[Exercise details]:
Repeat the data that follows, word for word, without the images.

[Data]:
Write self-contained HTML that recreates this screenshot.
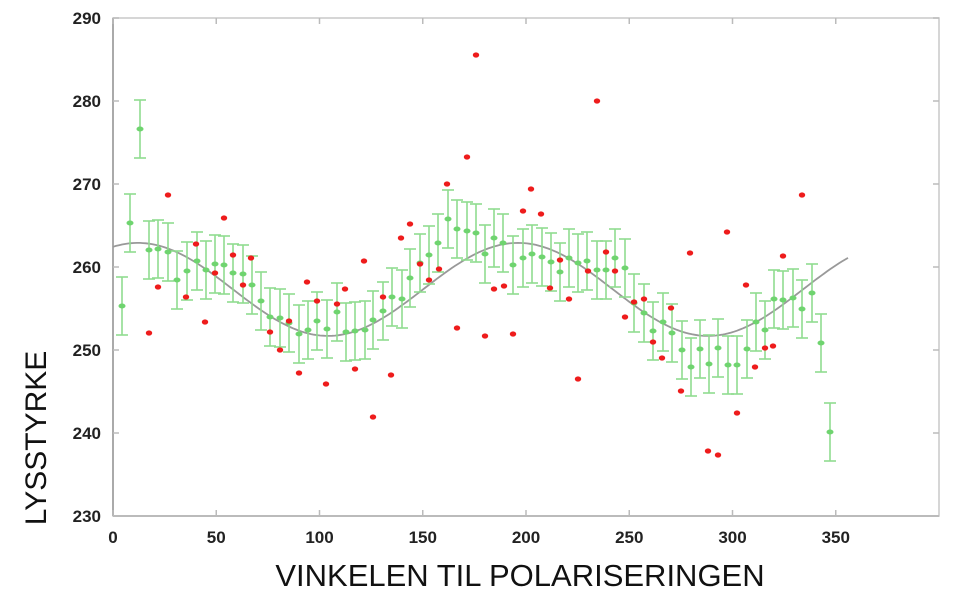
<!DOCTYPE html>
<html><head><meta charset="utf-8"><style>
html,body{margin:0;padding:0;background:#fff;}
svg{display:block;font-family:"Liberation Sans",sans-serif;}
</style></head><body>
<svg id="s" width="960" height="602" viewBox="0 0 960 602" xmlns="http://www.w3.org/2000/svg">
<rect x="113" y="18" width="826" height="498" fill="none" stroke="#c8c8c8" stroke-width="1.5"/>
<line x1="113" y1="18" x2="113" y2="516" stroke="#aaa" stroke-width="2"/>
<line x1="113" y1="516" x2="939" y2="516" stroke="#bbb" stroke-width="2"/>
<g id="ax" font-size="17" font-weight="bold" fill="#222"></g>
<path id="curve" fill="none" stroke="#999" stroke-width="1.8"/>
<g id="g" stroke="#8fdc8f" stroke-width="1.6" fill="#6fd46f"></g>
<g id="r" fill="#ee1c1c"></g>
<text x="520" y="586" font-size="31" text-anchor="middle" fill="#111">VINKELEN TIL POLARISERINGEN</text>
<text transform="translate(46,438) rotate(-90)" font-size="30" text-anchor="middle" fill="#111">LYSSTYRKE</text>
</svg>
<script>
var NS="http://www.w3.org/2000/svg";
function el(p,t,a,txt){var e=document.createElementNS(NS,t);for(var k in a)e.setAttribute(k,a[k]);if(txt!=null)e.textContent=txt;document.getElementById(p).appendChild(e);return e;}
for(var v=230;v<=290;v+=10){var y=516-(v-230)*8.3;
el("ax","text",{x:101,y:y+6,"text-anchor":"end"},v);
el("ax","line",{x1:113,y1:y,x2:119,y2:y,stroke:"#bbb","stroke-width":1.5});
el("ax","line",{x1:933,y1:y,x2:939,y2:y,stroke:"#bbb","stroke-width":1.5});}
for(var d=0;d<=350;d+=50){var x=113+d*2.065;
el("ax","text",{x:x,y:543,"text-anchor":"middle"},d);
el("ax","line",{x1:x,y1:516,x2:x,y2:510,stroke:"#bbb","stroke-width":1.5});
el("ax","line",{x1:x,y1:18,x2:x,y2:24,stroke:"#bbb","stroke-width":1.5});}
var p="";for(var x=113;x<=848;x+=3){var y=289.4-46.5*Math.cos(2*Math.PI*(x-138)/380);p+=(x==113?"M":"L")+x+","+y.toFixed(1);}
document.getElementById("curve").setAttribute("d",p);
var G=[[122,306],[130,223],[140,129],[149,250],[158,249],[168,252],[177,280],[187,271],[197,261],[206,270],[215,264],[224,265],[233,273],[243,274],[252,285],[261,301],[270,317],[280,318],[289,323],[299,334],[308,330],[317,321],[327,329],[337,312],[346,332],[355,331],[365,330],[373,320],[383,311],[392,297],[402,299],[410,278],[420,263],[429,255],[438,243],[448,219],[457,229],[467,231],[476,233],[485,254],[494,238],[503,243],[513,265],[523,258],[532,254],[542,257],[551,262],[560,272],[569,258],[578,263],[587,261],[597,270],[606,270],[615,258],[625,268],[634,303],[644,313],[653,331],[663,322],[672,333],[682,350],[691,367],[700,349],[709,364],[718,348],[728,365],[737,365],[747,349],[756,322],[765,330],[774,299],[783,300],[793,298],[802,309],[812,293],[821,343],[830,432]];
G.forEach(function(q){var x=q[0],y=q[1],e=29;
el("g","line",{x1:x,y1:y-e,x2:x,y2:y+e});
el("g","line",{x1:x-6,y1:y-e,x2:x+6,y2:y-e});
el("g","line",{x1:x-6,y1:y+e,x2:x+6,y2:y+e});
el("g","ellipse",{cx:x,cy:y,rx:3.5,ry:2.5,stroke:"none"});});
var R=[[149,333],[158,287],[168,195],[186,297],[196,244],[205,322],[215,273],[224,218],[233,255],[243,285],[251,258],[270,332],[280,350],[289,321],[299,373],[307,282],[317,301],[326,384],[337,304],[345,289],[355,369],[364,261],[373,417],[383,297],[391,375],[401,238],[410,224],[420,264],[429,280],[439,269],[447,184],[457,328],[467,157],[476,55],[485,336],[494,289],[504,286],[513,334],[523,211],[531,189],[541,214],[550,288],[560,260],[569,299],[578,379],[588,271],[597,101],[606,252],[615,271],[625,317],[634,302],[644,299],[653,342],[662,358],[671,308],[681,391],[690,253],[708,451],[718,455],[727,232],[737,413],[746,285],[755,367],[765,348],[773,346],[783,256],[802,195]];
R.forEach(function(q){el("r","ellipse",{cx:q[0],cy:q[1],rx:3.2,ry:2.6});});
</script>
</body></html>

[Complete response]:
Write self-contained HTML that recreates this screenshot.
<!DOCTYPE html>
<html><head><meta charset="utf-8"><style>
html,body{margin:0;padding:0;background:#fff;}
svg{display:block;font-family:"Liberation Sans",sans-serif;}
</style></head><body>
<svg id="s" width="960" height="602" viewBox="0 0 960 602" xmlns="http://www.w3.org/2000/svg">
<rect x="113" y="18" width="826" height="498" fill="none" stroke="#c8c8c8" stroke-width="1.5"/>
<line x1="113" y1="18" x2="113" y2="516" stroke="#aaa" stroke-width="2"/>
<line x1="113" y1="516" x2="939" y2="516" stroke="#bbb" stroke-width="2"/>
<g id="ax" font-size="17" font-weight="bold" fill="#222"></g>
<path id="curve" fill="none" stroke="#999" stroke-width="1.8"/>
<g id="g" stroke="#8fdc8f" stroke-width="1.6" fill="#6fd46f"></g>
<g id="r" fill="#ee1c1c"></g>
<text x="520" y="586" font-size="31" text-anchor="middle" fill="#111">VINKELEN TIL POLARISERINGEN</text>
<text transform="translate(46,438) rotate(-90)" font-size="30" text-anchor="middle" fill="#111">LYSSTYRKE</text>
</svg>
<script>
var NS="http://www.w3.org/2000/svg";
function el(p,t,a,txt){var e=document.createElementNS(NS,t);for(var k in a)e.setAttribute(k,a[k]);if(txt!=null)e.textContent=txt;document.getElementById(p).appendChild(e);return e;}
for(var v=230;v<=290;v+=10){var y=516-(v-230)*8.3;
el("ax","text",{x:101,y:y+6,"text-anchor":"end"},v);
el("ax","line",{x1:113,y1:y,x2:119,y2:y,stroke:"#bbb","stroke-width":1.5});
el("ax","line",{x1:933,y1:y,x2:939,y2:y,stroke:"#bbb","stroke-width":1.5});}
for(var d=0;d<=350;d+=50){var x=113+d*2.065;
el("ax","text",{x:x,y:543,"text-anchor":"middle"},d);
el("ax","line",{x1:x,y1:516,x2:x,y2:510,stroke:"#bbb","stroke-width":1.5});
el("ax","line",{x1:x,y1:18,x2:x,y2:24,stroke:"#bbb","stroke-width":1.5});}
var p="";for(var x=113;x<=848;x+=3){var y=289.4-46.5*Math.cos(2*Math.PI*(x-138)/380);p+=(x==113?"M":"L")+x+","+y.toFixed(1);}
document.getElementById("curve").setAttribute("d",p);
var G=[[122,306],[130,223],[140,129],[149,250],[158,249],[168,252],[177,280],[187,271],[197,261],[206,270],[215,264],[224,265],[233,273],[243,274],[252,285],[261,301],[270,317],[280,318],[289,323],[299,334],[308,330],[317,321],[327,329],[337,312],[346,332],[355,331],[365,330],[373,320],[383,311],[392,297],[402,299],[410,278],[420,263],[429,255],[438,243],[448,219],[457,229],[467,231],[476,233],[485,254],[494,238],[503,243],[513,265],[523,258],[532,254],[542,257],[551,262],[560,272],[569,258],[578,263],[587,261],[597,270],[606,270],[615,258],[625,268],[634,303],[644,313],[653,331],[663,322],[672,333],[682,350],[691,367],[700,349],[709,364],[718,348],[728,365],[737,365],[747,349],[756,322],[765,330],[774,299],[783,300],[793,298],[802,309],[812,293],[821,343],[830,432]];
G.forEach(function(q){var x=q[0],y=q[1],e=29;
el("g","line",{x1:x,y1:y-e,x2:x,y2:y+e});
el("g","line",{x1:x-6,y1:y-e,x2:x+6,y2:y-e});
el("g","line",{x1:x-6,y1:y+e,x2:x+6,y2:y+e});
el("g","ellipse",{cx:x,cy:y,rx:3.5,ry:2.5,stroke:"none"});});
var R=[[149,333],[158,287],[168,195],[186,297],[196,244],[205,322],[215,273],[224,218],[233,255],[243,285],[251,258],[270,332],[280,350],[289,321],[299,373],[307,282],[317,301],[326,384],[337,304],[345,289],[355,369],[364,261],[373,417],[383,297],[391,375],[401,238],[410,224],[420,264],[429,280],[439,269],[447,184],[457,328],[467,157],[476,55],[485,336],[494,289],[504,286],[513,334],[523,211],[531,189],[541,214],[550,288],[560,260],[569,299],[578,379],[588,271],[597,101],[606,252],[615,271],[625,317],[634,302],[644,299],[653,342],[662,358],[671,308],[681,391],[690,253],[708,451],[718,455],[727,232],[737,413],[746,285],[755,367],[765,348],[773,346],[783,256],[802,195]];
R.forEach(function(q){el("r","ellipse",{cx:q[0],cy:q[1],rx:3.2,ry:2.6});});
</script>
</body></html>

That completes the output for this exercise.